Gov. Tom Wolf, saying 'virus is out to get us,' vetoes spectator bill

Erie Times-News (TNS)
Gov. Tom Wolf speaks to media at York Grace Brethren Church in York City, Tuesday, Sept. 15, 2020. Dawn J. Sagert photo

Gov. Tom Wolf said Monday morning that he will veto House Bill 2787, which allows schools to determine their own spectator policy for high school sports.

"That will be today," Wolf said when asked about the status of the veto during a news conference Monday morning. "First off, schools already have the ability to decide whether or not they do sports. As to how many fans they can have together, I'm always amazed politicians thinking they can wave a magic wand and suspend reality. Next I'm waiting for someone to come along and say we are going to suspend the law of gravity."

Wolf later followed through on his promise and vetoed the bill.

Currently, Wolf has a mitigation order in place that indoor events should not exceed 25 people and outdoor events should not exceed 250. Last week, his mitigation orders on people limitations were ruled unconstitutional by a federal judge, but Wolf is appealing that decision.

On Friday, the Pennsylvania Department of Education released a statement asking school districts around the state to enforce the 25/250 limits for the time being while he appealed the court ruling and decided what to do with HB 2787.

Wolf went on to say Monday that "school districts are going to do what they do, but there is a virus out there and that virus really likes it when you bring a lot of people together, that's what we know.

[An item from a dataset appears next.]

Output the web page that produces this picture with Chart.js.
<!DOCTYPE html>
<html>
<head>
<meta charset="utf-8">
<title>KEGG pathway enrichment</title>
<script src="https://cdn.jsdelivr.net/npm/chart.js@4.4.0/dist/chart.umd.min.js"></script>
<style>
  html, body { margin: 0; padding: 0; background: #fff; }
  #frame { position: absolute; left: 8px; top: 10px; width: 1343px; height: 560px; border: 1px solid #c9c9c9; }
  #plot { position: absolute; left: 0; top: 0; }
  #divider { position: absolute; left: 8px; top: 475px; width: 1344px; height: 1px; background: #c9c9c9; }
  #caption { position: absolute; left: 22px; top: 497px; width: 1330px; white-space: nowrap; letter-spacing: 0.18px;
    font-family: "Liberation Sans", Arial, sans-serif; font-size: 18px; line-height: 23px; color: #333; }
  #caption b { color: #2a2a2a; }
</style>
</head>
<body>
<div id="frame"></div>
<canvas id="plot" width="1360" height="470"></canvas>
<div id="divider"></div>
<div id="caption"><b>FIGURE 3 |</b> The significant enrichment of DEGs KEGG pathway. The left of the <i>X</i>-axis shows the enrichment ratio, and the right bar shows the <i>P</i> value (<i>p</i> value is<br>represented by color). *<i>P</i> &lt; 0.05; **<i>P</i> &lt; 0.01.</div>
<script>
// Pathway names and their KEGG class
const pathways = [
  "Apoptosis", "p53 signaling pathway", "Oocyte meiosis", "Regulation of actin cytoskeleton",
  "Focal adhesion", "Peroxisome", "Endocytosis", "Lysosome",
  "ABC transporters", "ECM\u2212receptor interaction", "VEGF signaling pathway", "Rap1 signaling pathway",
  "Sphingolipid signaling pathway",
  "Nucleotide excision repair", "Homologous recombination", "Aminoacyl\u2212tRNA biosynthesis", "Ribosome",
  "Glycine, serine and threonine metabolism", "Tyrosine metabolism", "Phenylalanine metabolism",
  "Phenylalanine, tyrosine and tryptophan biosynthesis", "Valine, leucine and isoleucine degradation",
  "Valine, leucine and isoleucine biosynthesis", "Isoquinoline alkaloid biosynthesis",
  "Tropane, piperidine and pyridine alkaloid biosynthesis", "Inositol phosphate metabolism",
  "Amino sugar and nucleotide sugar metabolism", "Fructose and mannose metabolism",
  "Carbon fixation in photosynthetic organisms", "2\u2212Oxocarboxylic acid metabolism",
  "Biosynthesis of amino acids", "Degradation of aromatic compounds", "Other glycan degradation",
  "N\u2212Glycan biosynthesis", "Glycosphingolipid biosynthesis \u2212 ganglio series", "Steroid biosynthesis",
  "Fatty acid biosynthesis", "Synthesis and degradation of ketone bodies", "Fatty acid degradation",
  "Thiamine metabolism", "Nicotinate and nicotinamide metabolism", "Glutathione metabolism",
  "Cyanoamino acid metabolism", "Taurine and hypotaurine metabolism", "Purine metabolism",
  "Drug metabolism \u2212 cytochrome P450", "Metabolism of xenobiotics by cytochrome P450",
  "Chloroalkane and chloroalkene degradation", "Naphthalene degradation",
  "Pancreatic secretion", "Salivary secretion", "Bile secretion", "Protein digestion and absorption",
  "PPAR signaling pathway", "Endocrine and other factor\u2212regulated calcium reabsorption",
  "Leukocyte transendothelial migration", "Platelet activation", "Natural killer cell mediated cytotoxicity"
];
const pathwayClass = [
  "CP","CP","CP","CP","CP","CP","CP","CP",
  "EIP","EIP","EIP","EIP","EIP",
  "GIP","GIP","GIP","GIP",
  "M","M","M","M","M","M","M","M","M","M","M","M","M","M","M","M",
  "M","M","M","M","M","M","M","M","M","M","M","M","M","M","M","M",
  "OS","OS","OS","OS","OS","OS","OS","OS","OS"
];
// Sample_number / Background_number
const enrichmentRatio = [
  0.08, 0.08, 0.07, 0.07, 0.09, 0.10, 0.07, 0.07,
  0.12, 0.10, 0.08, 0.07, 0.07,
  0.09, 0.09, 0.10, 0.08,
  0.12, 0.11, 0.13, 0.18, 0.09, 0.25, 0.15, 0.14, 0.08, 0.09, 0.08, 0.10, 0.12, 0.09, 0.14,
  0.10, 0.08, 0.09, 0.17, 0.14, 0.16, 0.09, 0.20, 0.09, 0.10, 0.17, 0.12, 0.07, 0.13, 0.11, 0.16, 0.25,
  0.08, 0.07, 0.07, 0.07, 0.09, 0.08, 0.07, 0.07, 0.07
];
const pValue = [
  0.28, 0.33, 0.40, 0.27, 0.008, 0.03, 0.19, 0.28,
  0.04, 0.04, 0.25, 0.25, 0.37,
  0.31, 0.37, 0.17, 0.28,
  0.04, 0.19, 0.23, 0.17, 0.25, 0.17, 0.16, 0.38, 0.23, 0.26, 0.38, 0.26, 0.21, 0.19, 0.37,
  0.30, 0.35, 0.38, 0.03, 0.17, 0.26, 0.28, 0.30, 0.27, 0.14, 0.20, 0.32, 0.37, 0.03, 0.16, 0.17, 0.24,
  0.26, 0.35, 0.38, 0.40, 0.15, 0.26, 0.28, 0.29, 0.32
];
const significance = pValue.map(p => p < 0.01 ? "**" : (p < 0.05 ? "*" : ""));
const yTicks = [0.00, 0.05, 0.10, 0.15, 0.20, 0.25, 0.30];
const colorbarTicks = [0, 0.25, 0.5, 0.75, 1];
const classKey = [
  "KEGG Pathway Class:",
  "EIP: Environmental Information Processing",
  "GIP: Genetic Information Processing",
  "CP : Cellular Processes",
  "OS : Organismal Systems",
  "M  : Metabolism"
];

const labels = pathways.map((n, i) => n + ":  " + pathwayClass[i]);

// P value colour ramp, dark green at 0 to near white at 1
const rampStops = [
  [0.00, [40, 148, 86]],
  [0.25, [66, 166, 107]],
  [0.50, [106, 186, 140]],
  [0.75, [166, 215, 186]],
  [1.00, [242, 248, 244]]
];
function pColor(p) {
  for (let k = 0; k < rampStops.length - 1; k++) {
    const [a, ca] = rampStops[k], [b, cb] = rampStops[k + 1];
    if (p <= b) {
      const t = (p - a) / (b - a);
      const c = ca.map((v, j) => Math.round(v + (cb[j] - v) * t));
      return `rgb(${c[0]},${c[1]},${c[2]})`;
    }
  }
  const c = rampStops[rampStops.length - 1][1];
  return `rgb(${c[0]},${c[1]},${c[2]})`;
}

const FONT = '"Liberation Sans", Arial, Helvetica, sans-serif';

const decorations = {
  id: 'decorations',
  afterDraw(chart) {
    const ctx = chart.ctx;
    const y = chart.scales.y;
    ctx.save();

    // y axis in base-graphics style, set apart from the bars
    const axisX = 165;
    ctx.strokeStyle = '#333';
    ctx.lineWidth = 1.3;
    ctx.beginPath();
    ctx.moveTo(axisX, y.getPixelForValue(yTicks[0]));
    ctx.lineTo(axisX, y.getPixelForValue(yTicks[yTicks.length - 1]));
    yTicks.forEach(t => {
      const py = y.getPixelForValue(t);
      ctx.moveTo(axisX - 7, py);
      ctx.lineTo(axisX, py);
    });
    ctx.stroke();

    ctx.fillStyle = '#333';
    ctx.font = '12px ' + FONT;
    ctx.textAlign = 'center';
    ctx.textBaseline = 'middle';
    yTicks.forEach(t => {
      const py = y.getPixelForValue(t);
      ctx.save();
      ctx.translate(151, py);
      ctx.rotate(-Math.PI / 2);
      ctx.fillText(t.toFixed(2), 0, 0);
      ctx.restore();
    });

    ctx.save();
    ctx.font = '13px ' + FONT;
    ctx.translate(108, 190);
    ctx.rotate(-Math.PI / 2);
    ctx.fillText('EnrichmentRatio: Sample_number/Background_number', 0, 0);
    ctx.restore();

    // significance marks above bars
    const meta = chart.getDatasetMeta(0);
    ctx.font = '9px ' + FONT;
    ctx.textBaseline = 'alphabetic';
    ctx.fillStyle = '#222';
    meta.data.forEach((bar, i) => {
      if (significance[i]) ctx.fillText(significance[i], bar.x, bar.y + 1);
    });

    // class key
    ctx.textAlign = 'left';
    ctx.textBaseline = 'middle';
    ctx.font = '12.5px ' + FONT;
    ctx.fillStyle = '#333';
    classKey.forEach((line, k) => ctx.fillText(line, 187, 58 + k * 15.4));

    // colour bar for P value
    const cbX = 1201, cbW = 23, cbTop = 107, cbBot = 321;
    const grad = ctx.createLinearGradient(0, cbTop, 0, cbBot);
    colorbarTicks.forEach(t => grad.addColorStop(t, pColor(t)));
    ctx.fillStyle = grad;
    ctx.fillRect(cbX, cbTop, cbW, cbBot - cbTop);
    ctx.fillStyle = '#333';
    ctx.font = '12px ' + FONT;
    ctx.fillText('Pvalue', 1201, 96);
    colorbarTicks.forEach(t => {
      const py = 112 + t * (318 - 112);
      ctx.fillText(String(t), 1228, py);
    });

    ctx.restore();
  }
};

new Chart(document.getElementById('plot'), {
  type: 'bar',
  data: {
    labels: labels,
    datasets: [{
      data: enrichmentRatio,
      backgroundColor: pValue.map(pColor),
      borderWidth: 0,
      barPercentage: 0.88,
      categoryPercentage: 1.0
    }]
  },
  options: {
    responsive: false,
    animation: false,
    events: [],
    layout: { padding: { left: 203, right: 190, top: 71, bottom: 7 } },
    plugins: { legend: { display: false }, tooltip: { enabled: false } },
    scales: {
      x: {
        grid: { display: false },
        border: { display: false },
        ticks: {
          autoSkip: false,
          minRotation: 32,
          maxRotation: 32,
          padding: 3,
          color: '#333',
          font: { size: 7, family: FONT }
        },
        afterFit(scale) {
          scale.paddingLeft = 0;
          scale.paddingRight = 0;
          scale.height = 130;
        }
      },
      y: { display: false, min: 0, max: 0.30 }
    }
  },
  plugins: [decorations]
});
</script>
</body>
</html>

"You ignore that at your peril. You ignore reality, and the reality is that the virus is out to get us. As much as I hate that fact, and everyone hates that fact, it's a fact. Instead of ignoring it, we should figure out what to do to keep that virus from infecting too many people."

HB 2787 was introduced by the house on Sept. 2 and passed by a 155-47 vote. It was sent to the Pennsylvania senate a few days later for debate and passed 39-11 on Sept. 9. The bill was sent to Wolf, who had 10 days to sign or veto the bill, and Monday was the 10th day since the bill hit his desk.

Wolf's veto means that the house and the senate can vote to override the veto and make the bill a law, but both the house and senate would need a two-thirds majority vote for the override.

"Apparently the folks who voted for this decided they wanted to ignore that reality (virus)," Wolf said. "I can't and I don't think Pennsylvanians can ignore that reality so I'm going to veto it."